AIM => Return the listing below verbatim. Pictures do not belong in the copy.
[begin RECORDS SUPPLIED]
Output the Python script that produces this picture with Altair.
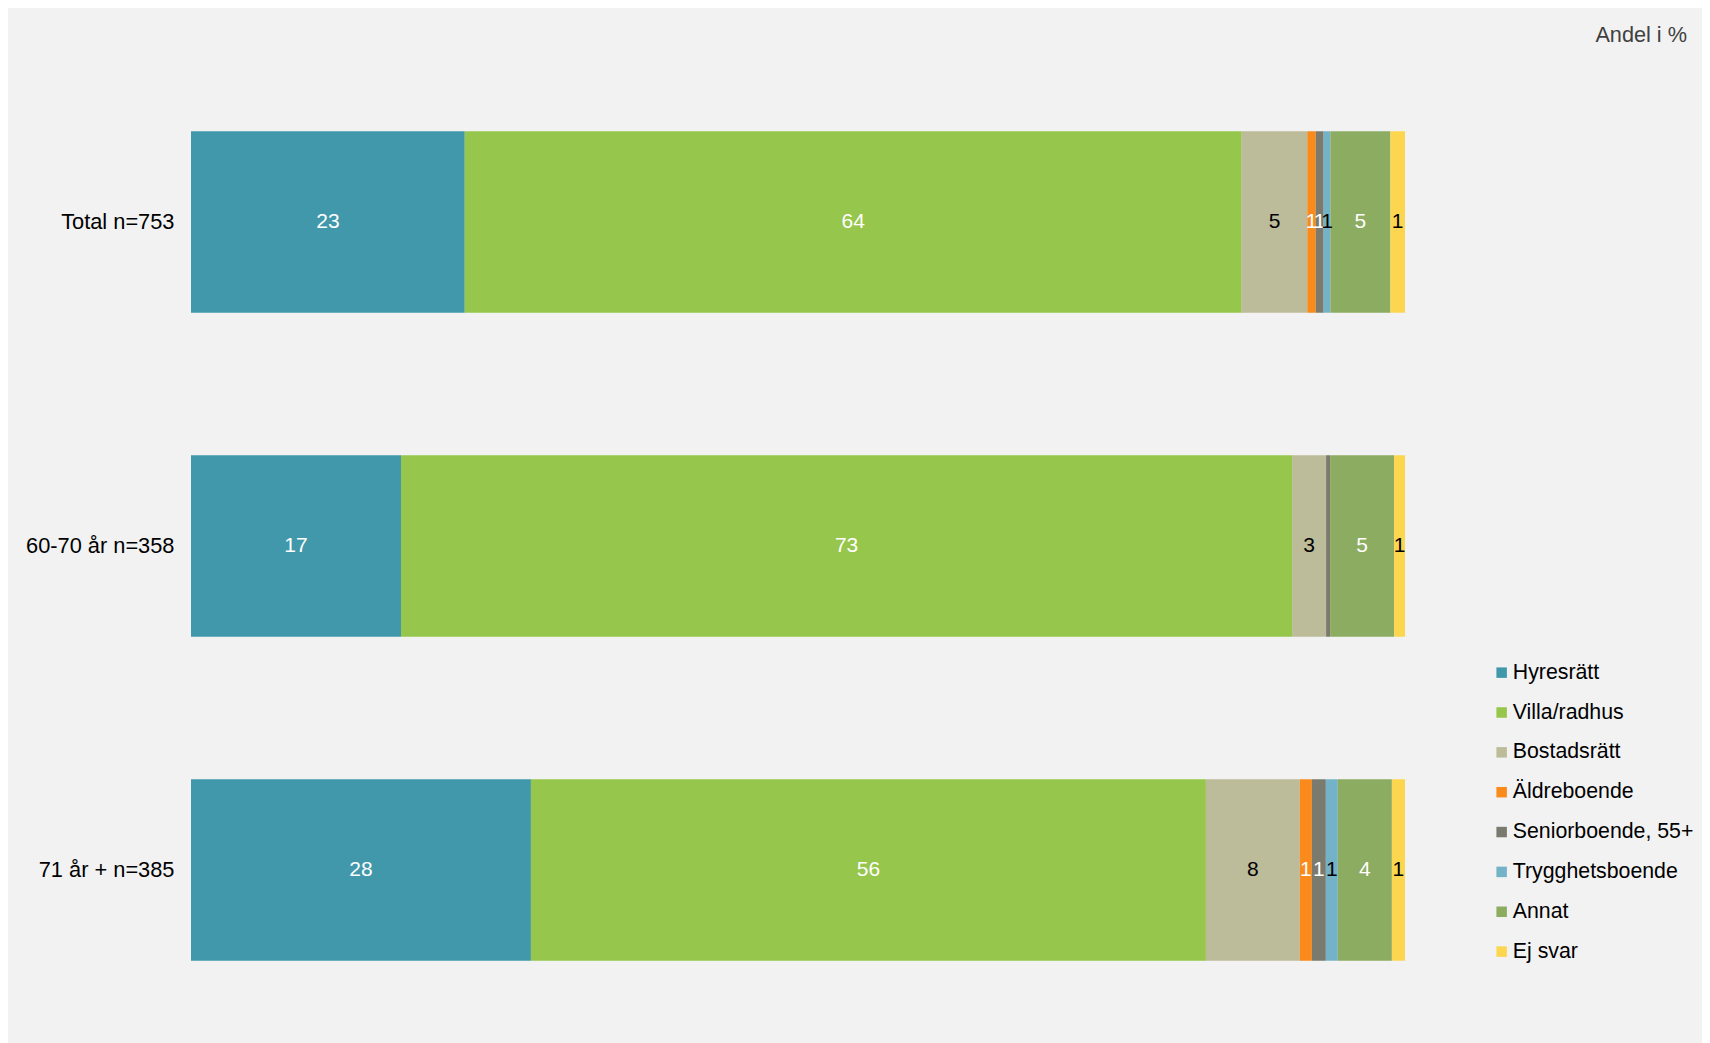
import altair as alt
import pandas as pd

groups = ["Total n=753", "60-70 år n=358", "71 år + n=385"]
categories = ["Hyresrätt", "Villa/radhus", "Bostadsrätt", "Äldreboende",
              "Seniorboende, 55+", "Trygghetsboende", "Annat", "Ej svar"]
colors = ["#4098aa", "#96c64b", "#bcbb9a", "#f98a1b",
          "#7a7b6e", "#74b3c7", "#8cac62", "#fdd64f"]

total_vals = [22.55, 64.0, 5.4, 0.7, 0.65, 0.55, 4.95, 1.2]
age_60_70_vals = [17.3, 73.4, 2.8, 0.0, 0.33, 0.0, 5.27, 0.9]
age_71_vals = [28.0, 55.6, 7.74, 0.99, 1.15, 0.99, 4.45, 1.08]

dark_label_cats = ["Bostadsrätt", "Trygghetsboende", "Ej svar"]

rows = []
for g, vals in zip(groups, [total_vals, age_60_70_vals, age_71_vals]):
    for i, (c, v) in enumerate(zip(categories, vals)):
        rows.append({"group": g, "cat": c, "order": i, "value": v})
df = pd.DataFrame(rows)

FONT = "Liberation Sans"

base = alt.Chart(df).transform_stack(
    stack="value", groupby=["group"], sort=[alt.SortField("order")], as_=["x0", "x1"]
).transform_calculate(mid="(datum.x0 + datum.x1) / 2")

y_scale = alt.Scale(paddingInner=0.44, paddingOuter=0.237, align=0.464)
y_enc = alt.Y("group:N", sort=groups, scale=y_scale,
              axis=alt.Axis(title=None, domain=False, ticks=False, tickSize=0, grid=False,
                            labelFont=FONT, labelFontSize=21.8, labelColor="#000000",
                            labelPadding=17, labelLimit=0))
x_scale = alt.Scale(domain=[0, 100], nice=False, zero=True)

bars = base.mark_rect().encode(
    x=alt.X("x0:Q", scale=x_scale, axis=None),
    x2="x1:Q",
    y=y_enc,
    color=alt.Color("cat:N", sort=categories,
                    scale=alt.Scale(domain=categories, range=colors),
                    legend=alt.Legend(title=None, orient="none", legendX=1300, legendY=602,
                                      symbolType="square", symbolSize=110, symbolStrokeWidth=0,
                                      labelFont=FONT, labelFontSize=21.3, labelColor="#000000",
                                      labelOffset=0.5, rowPadding=17.85, padding=0,
                                      labelLimit=0)),
    order=alt.Order("order:Q"),
)

labels = base.transform_filter("datum.value >= 0.5").mark_text(
    font=FONT, fontSize=21, baseline="middle", align="center"
).encode(
    x=alt.X("mid:Q", scale=x_scale, axis=None),
    y=alt.Y("group:N", sort=groups),
    text=alt.Text("value:Q", format=".0f"),
    color=alt.condition(
        "indexof(" + str(dark_label_cats) + ", datum.cat) >= 0",
        alt.value("#000000"), alt.value("#ffffff")),
)

chart = alt.layer(bars, labels).properties(
    width=1214, height=983,
    background="#f2f2f2",
    padding={"left": 183, "top": 52, "right": 297, "bottom": 0},
    autosize=alt.AutoSizeParams(type="none"),
    title=alt.TitleParams("Andel i %", anchor="end", frame="group", orient="top",
                          font=FONT, fontSize=21.7, fontWeight="normal", color="#404040",
                          baseline="alphabetic", offset=0, dx=282, dy=3.3),
).configure_view(stroke=None)

chart.save("out.html", embed_options={"renderer": "svg", "actions": False})
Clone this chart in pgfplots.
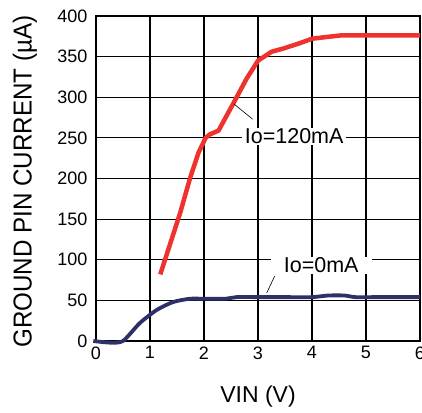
\documentclass[border=0pt]{standalone}
\usepackage{pgfplots}
\pgfplotsset{compat=1.18}
\usepackage{fontspec}
\setmainfont{Liberation Sans}
\definecolor{cred}{RGB}{238,50,45}
\definecolor{cblue}{RGB}{46,49,104}
\begin{document}
\begin{tikzpicture}
\path[use as bounding box] (-96pt,-71pt) rectangle (326pt,341pt);
\begin{axis}[
  at={(0pt,0pt)}, anchor=south west,
  scale only axis, width=324pt, height=325pt,
  xmin=0, xmax=6, ymin=0, ymax=400,
  xtick={0,1,...,6}, ytick={0,50,...,400},
  grid=major,
  major grid style={black, line width=1.1pt},
  axis line style={black, line width=1.6pt},
  major tick length=0pt,
  /pgf/number format/assume math mode=true,
  ticklabel style={font=\fontsize{18}{21}\selectfont},
  xticklabel style={yshift=-2pt},
  yticklabel style={xshift=-5pt},
  clip=false,
]
\addplot[cred, line width=4.5pt, line join=round] coordinates {
 (1.19,82) (1.4,125) (1.56,158) (1.74,200) (1.9,232) (2.03,250) (2.1,254) (2.27,259)
 (2.4,275) (2.54,292) (2.79,323) (3.0,345) (3.25,356) (3.47,360) (3.75,366) (4.0,372)
 (4.25,374) (4.52,376) (5.0,376) (5.5,376) (6.0,376)};
\addplot[cblue, line width=3.8pt, line join=round, smooth, tension=0.4] coordinates {
 (-0.05,0) (0.26,-2) (0.5,0) (0.81,22) (1.12,38) (1.43,48) (1.74,52) (2.0,52) (2.4,52)
 (2.6,54) (3.0,54) (3.5,54) (4.0,54) (4.3,56) (4.6,56) (4.8,54) (5.2,54) (6.0,54)};
\draw[black, line width=0.6pt] (axis cs:2.55,292) -- (axis cs:2.9,273);
\node[fill=white, inner xsep=3pt, inner ysep=1pt, font=\fontsize{21.5}{24}\selectfont]
  at (axis cs:3.67,252) {Io=120mA};
\draw[black, line width=0.6pt] (axis cs:3.16,59) -- (axis cs:3.31,80);
\node[fill=white, inner xsep=13pt, inner ysep=1pt, font=\fontsize{21.5}{24}\selectfont]
  at (axis cs:4.17,93) {Io=0mA};
\node[font=\fontsize{23}{26}\selectfont] at ([yshift=-56pt]axis description cs:0.5,0) {VIN (V)};
\node[rotate=90, font=\fontsize{26}{28}\selectfont] at ([xshift=-71pt,yshift=-3pt]axis description cs:0,0.5) {\scalebox{0.93}[1]{GROUND PIN CURRENT (µA)}};
\end{axis}
\end{tikzpicture}
\end{document}
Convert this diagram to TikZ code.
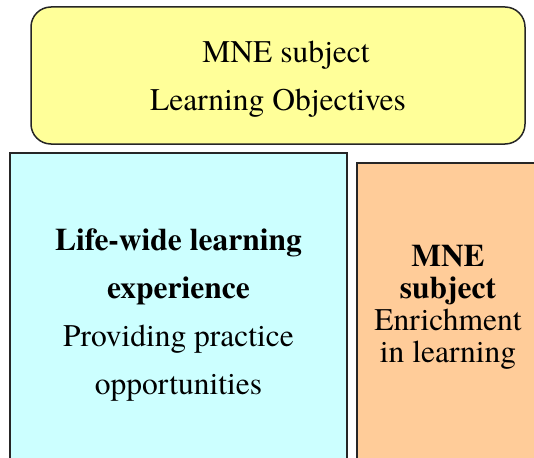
\documentclass[tikz,border=0pt]{standalone}
\usepackage{fontspec}
\setmainfont{texgyretermes}[Extension=.otf,UprightFont=*-regular,BoldFont=*-bold,ItalicFont=*-italic,BoldItalicFont=*-bolditalic]
\definecolor{objyellow}{HTML}{FFFF99}
\definecolor{lifecyan}{HTML}{CCFFFF}
\definecolor{enrichorange}{HTML}{FFCC99}

\begin{document}
\begin{tikzpicture}[x=1pt,y=-1pt,
  panel/.style={draw=black!85,line width=1.5pt},
  txt/.style={align=center,inner sep=0pt,font=\fontsize{31.5}{48}\selectfont}]
\useasboundingbox (0,0) rectangle (534,457);
\clip (0,0) rectangle (534,457);
\draw[panel,fill=objyellow,rounded corners=20pt] (31,7) rectangle (525,144);
\node[txt] (objectives) at (278,79) {\hspace*{16pt}MNE subject\\Learning Objectives};
\draw[panel,fill=lifecyan] (10,153) rectangle (347,470);
\node[txt] (lifewide) at (178.5,314.7) {\textbf{Life-wide learning}\\\textbf{experience}\\Providing practice\\opportunities};
\draw[panel,fill=enrichorange] (357,163) rectangle (550,470);
\node[txt,font=\fontsize{31.5}{32}\selectfont] (enrichment) at (448,307.5) {\textbf{MNE}\\\textbf{subject}\\Enrichment\\in learning};
\end{tikzpicture}
\end{document}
[end RECORDS SUPPLIED]
ANSWER TO THIS EXERCISE =>
Output the Python script that produces this picture with Altair.
import altair as alt
import pandas as pd

groups = ["Total n=753", "60-70 år n=358", "71 år + n=385"]
categories = ["Hyresrätt", "Villa/radhus", "Bostadsrätt", "Äldreboende",
              "Seniorboende, 55+", "Trygghetsboende", "Annat", "Ej svar"]
colors = ["#4098aa", "#96c64b", "#bcbb9a", "#f98a1b",
          "#7a7b6e", "#74b3c7", "#8cac62", "#fdd64f"]

total_vals = [22.55, 64.0, 5.4, 0.7, 0.65, 0.55, 4.95, 1.2]
age_60_70_vals = [17.3, 73.4, 2.8, 0.0, 0.33, 0.0, 5.27, 0.9]
age_71_vals = [28.0, 55.6, 7.74, 0.99, 1.15, 0.99, 4.45, 1.08]

dark_label_cats = ["Bostadsrätt", "Trygghetsboende", "Ej svar"]

rows = []
for g, vals in zip(groups, [total_vals, age_60_70_vals, age_71_vals]):
    for i, (c, v) in enumerate(zip(categories, vals)):
        rows.append({"group": g, "cat": c, "order": i, "value": v})
df = pd.DataFrame(rows)

FONT = "Liberation Sans"

base = alt.Chart(df).transform_stack(
    stack="value", groupby=["group"], sort=[alt.SortField("order")], as_=["x0", "x1"]
).transform_calculate(mid="(datum.x0 + datum.x1) / 2")

y_scale = alt.Scale(paddingInner=0.44, paddingOuter=0.237, align=0.464)
y_enc = alt.Y("group:N", sort=groups, scale=y_scale,
              axis=alt.Axis(title=None, domain=False, ticks=False, tickSize=0, grid=False,
                            labelFont=FONT, labelFontSize=21.8, labelColor="#000000",
                            labelPadding=17, labelLimit=0))
x_scale = alt.Scale(domain=[0, 100], nice=False, zero=True)

bars = base.mark_rect().encode(
    x=alt.X("x0:Q", scale=x_scale, axis=None),
    x2="x1:Q",
    y=y_enc,
    color=alt.Color("cat:N", sort=categories,
                    scale=alt.Scale(domain=categories, range=colors),
                    legend=alt.Legend(title=None, orient="none", legendX=1300, legendY=602,
                                      symbolType="square", symbolSize=110, symbolStrokeWidth=0,
                                      labelFont=FONT, labelFontSize=21.3, labelColor="#000000",
                                      labelOffset=0.5, rowPadding=17.85, padding=0,
                                      labelLimit=0)),
    order=alt.Order("order:Q"),
)

labels = base.transform_filter("datum.value >= 0.5").mark_text(
    font=FONT, fontSize=21, baseline="middle", align="center"
).encode(
    x=alt.X("mid:Q", scale=x_scale, axis=None),
    y=alt.Y("group:N", sort=groups),
    text=alt.Text("value:Q", format=".0f"),
    color=alt.condition(
        "indexof(" + str(dark_label_cats) + ", datum.cat) >= 0",
        alt.value("#000000"), alt.value("#ffffff")),
)

chart = alt.layer(bars, labels).properties(
    width=1214, height=983,
    background="#f2f2f2",
    padding={"left": 183, "top": 52, "right": 297, "bottom": 0},
    autosize=alt.AutoSizeParams(type="none"),
    title=alt.TitleParams("Andel i %", anchor="end", frame="group", orient="top",
                          font=FONT, fontSize=21.7, fontWeight="normal", color="#404040",
                          baseline="alphabetic", offset=0, dx=282, dy=3.3),
).configure_view(stroke=None)

chart.save("out.html", embed_options={"renderer": "svg", "actions": False})
Clone this chart in pgfplots.
\documentclass[border=0pt]{standalone}
\usepackage{pgfplots}
\pgfplotsset{compat=1.18}
\usepackage{fontspec}
\setmainfont{Liberation Sans}
\definecolor{cred}{RGB}{238,50,45}
\definecolor{cblue}{RGB}{46,49,104}
\begin{document}
\begin{tikzpicture}
\path[use as bounding box] (-96pt,-71pt) rectangle (326pt,341pt);
\begin{axis}[
  at={(0pt,0pt)}, anchor=south west,
  scale only axis, width=324pt, height=325pt,
  xmin=0, xmax=6, ymin=0, ymax=400,
  xtick={0,1,...,6}, ytick={0,50,...,400},
  grid=major,
  major grid style={black, line width=1.1pt},
  axis line style={black, line width=1.6pt},
  major tick length=0pt,
  /pgf/number format/assume math mode=true,
  ticklabel style={font=\fontsize{18}{21}\selectfont},
  xticklabel style={yshift=-2pt},
  yticklabel style={xshift=-5pt},
  clip=false,
]
\addplot[cred, line width=4.5pt, line join=round] coordinates {
 (1.19,82) (1.4,125) (1.56,158) (1.74,200) (1.9,232) (2.03,250) (2.1,254) (2.27,259)
 (2.4,275) (2.54,292) (2.79,323) (3.0,345) (3.25,356) (3.47,360) (3.75,366) (4.0,372)
 (4.25,374) (4.52,376) (5.0,376) (5.5,376) (6.0,376)};
\addplot[cblue, line width=3.8pt, line join=round, smooth, tension=0.4] coordinates {
 (-0.05,0) (0.26,-2) (0.5,0) (0.81,22) (1.12,38) (1.43,48) (1.74,52) (2.0,52) (2.4,52)
 (2.6,54) (3.0,54) (3.5,54) (4.0,54) (4.3,56) (4.6,56) (4.8,54) (5.2,54) (6.0,54)};
\draw[black, line width=0.6pt] (axis cs:2.55,292) -- (axis cs:2.9,273);
\node[fill=white, inner xsep=3pt, inner ysep=1pt, font=\fontsize{21.5}{24}\selectfont]
  at (axis cs:3.67,252) {Io=120mA};
\draw[black, line width=0.6pt] (axis cs:3.16,59) -- (axis cs:3.31,80);
\node[fill=white, inner xsep=13pt, inner ysep=1pt, font=\fontsize{21.5}{24}\selectfont]
  at (axis cs:4.17,93) {Io=0mA};
\node[font=\fontsize{23}{26}\selectfont] at ([yshift=-56pt]axis description cs:0.5,0) {VIN (V)};
\node[rotate=90, font=\fontsize{26}{28}\selectfont] at ([xshift=-71pt,yshift=-3pt]axis description cs:0,0.5) {\scalebox{0.93}[1]{GROUND PIN CURRENT (µA)}};
\end{axis}
\end{tikzpicture}
\end{document}
Convert this diagram to TikZ code.
\documentclass[tikz,border=0pt]{standalone}
\usepackage{fontspec}
\setmainfont{texgyretermes}[Extension=.otf,UprightFont=*-regular,BoldFont=*-bold,ItalicFont=*-italic,BoldItalicFont=*-bolditalic]
\definecolor{objyellow}{HTML}{FFFF99}
\definecolor{lifecyan}{HTML}{CCFFFF}
\definecolor{enrichorange}{HTML}{FFCC99}

\begin{document}
\begin{tikzpicture}[x=1pt,y=-1pt,
  panel/.style={draw=black!85,line width=1.5pt},
  txt/.style={align=center,inner sep=0pt,font=\fontsize{31.5}{48}\selectfont}]
\useasboundingbox (0,0) rectangle (534,457);
\clip (0,0) rectangle (534,457);
\draw[panel,fill=objyellow,rounded corners=20pt] (31,7) rectangle (525,144);
\node[txt] (objectives) at (278,79) {\hspace*{16pt}MNE subject\\Learning Objectives};
\draw[panel,fill=lifecyan] (10,153) rectangle (347,470);
\node[txt] (lifewide) at (178.5,314.7) {\textbf{Life-wide learning}\\\textbf{experience}\\Providing practice\\opportunities};
\draw[panel,fill=enrichorange] (357,163) rectangle (550,470);
\node[txt,font=\fontsize{31.5}{32}\selectfont] (enrichment) at (448,307.5) {\textbf{MNE}\\\textbf{subject}\\Enrichment\\in learning};
\end{tikzpicture}
\end{document}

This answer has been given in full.